Problem
Omit any picture, and return the remaining data exactly as written.

* START *

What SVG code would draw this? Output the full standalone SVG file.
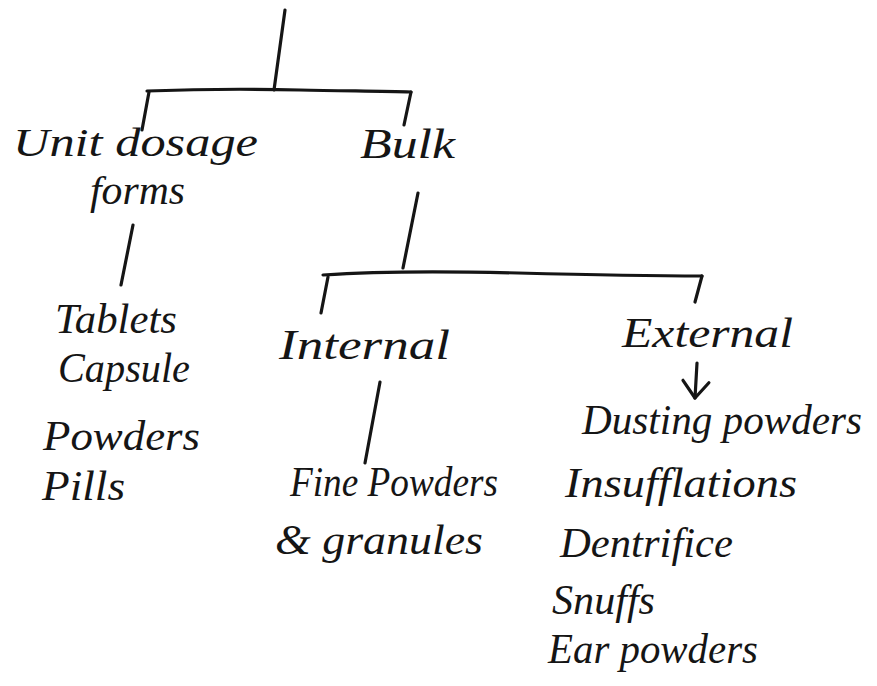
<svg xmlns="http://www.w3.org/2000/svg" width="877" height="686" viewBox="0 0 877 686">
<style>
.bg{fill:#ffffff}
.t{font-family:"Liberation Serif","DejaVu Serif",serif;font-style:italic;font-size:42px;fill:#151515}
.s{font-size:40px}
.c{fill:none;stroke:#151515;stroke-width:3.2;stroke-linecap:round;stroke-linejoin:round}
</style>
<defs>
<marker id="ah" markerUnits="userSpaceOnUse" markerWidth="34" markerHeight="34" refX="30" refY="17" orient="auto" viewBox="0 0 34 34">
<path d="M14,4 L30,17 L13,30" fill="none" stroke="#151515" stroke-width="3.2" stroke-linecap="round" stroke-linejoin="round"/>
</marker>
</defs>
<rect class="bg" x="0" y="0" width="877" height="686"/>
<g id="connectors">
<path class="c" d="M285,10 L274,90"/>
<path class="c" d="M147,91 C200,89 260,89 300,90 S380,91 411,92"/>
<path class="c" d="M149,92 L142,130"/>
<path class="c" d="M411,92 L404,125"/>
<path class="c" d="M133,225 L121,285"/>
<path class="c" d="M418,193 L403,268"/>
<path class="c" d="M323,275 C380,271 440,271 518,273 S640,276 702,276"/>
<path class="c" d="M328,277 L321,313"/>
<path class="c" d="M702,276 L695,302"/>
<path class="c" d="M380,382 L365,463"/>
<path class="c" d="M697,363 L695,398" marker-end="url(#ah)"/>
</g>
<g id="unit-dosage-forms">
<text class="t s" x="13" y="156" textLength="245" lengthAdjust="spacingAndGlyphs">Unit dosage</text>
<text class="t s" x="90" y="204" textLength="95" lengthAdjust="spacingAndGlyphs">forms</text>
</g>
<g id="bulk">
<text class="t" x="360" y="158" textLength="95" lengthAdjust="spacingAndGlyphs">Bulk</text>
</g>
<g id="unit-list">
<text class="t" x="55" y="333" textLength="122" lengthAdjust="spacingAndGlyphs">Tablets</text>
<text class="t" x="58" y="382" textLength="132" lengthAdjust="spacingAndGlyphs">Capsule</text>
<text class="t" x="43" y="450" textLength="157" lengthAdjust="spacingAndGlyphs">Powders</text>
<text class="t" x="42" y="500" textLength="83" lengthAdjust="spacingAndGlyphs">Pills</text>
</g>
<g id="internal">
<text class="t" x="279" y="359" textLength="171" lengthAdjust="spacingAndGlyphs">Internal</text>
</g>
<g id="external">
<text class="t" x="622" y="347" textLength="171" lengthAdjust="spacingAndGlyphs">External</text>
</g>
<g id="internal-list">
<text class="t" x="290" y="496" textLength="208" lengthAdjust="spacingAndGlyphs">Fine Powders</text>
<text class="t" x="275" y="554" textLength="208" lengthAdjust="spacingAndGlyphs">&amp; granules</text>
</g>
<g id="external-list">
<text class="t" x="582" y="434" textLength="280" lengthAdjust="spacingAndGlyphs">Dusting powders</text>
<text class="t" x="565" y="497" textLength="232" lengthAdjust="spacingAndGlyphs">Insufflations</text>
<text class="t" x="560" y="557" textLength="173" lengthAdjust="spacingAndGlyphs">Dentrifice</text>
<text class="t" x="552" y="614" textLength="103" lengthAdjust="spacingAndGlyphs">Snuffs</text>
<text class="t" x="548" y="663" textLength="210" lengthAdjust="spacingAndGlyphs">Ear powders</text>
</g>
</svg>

* END *

Written answer
What SVG code would draw this? Output the full standalone SVG file.
<svg xmlns="http://www.w3.org/2000/svg" width="877" height="686" viewBox="0 0 877 686">
<style>
.bg{fill:#ffffff}
.t{font-family:"Liberation Serif","DejaVu Serif",serif;font-style:italic;font-size:42px;fill:#151515}
.s{font-size:40px}
.c{fill:none;stroke:#151515;stroke-width:3.2;stroke-linecap:round;stroke-linejoin:round}
</style>
<defs>
<marker id="ah" markerUnits="userSpaceOnUse" markerWidth="34" markerHeight="34" refX="30" refY="17" orient="auto" viewBox="0 0 34 34">
<path d="M14,4 L30,17 L13,30" fill="none" stroke="#151515" stroke-width="3.2" stroke-linecap="round" stroke-linejoin="round"/>
</marker>
</defs>
<rect class="bg" x="0" y="0" width="877" height="686"/>
<g id="connectors">
<path class="c" d="M285,10 L274,90"/>
<path class="c" d="M147,91 C200,89 260,89 300,90 S380,91 411,92"/>
<path class="c" d="M149,92 L142,130"/>
<path class="c" d="M411,92 L404,125"/>
<path class="c" d="M133,225 L121,285"/>
<path class="c" d="M418,193 L403,268"/>
<path class="c" d="M323,275 C380,271 440,271 518,273 S640,276 702,276"/>
<path class="c" d="M328,277 L321,313"/>
<path class="c" d="M702,276 L695,302"/>
<path class="c" d="M380,382 L365,463"/>
<path class="c" d="M697,363 L695,398" marker-end="url(#ah)"/>
</g>
<g id="unit-dosage-forms">
<text class="t s" x="13" y="156" textLength="245" lengthAdjust="spacingAndGlyphs">Unit dosage</text>
<text class="t s" x="90" y="204" textLength="95" lengthAdjust="spacingAndGlyphs">forms</text>
</g>
<g id="bulk">
<text class="t" x="360" y="158" textLength="95" lengthAdjust="spacingAndGlyphs">Bulk</text>
</g>
<g id="unit-list">
<text class="t" x="55" y="333" textLength="122" lengthAdjust="spacingAndGlyphs">Tablets</text>
<text class="t" x="58" y="382" textLength="132" lengthAdjust="spacingAndGlyphs">Capsule</text>
<text class="t" x="43" y="450" textLength="157" lengthAdjust="spacingAndGlyphs">Powders</text>
<text class="t" x="42" y="500" textLength="83" lengthAdjust="spacingAndGlyphs">Pills</text>
</g>
<g id="internal">
<text class="t" x="279" y="359" textLength="171" lengthAdjust="spacingAndGlyphs">Internal</text>
</g>
<g id="external">
<text class="t" x="622" y="347" textLength="171" lengthAdjust="spacingAndGlyphs">External</text>
</g>
<g id="internal-list">
<text class="t" x="290" y="496" textLength="208" lengthAdjust="spacingAndGlyphs">Fine Powders</text>
<text class="t" x="275" y="554" textLength="208" lengthAdjust="spacingAndGlyphs">&amp; granules</text>
</g>
<g id="external-list">
<text class="t" x="582" y="434" textLength="280" lengthAdjust="spacingAndGlyphs">Dusting powders</text>
<text class="t" x="565" y="497" textLength="232" lengthAdjust="spacingAndGlyphs">Insufflations</text>
<text class="t" x="560" y="557" textLength="173" lengthAdjust="spacingAndGlyphs">Dentrifice</text>
<text class="t" x="552" y="614" textLength="103" lengthAdjust="spacingAndGlyphs">Snuffs</text>
<text class="t" x="548" y="663" textLength="210" lengthAdjust="spacingAndGlyphs">Ear powders</text>
</g>
</svg>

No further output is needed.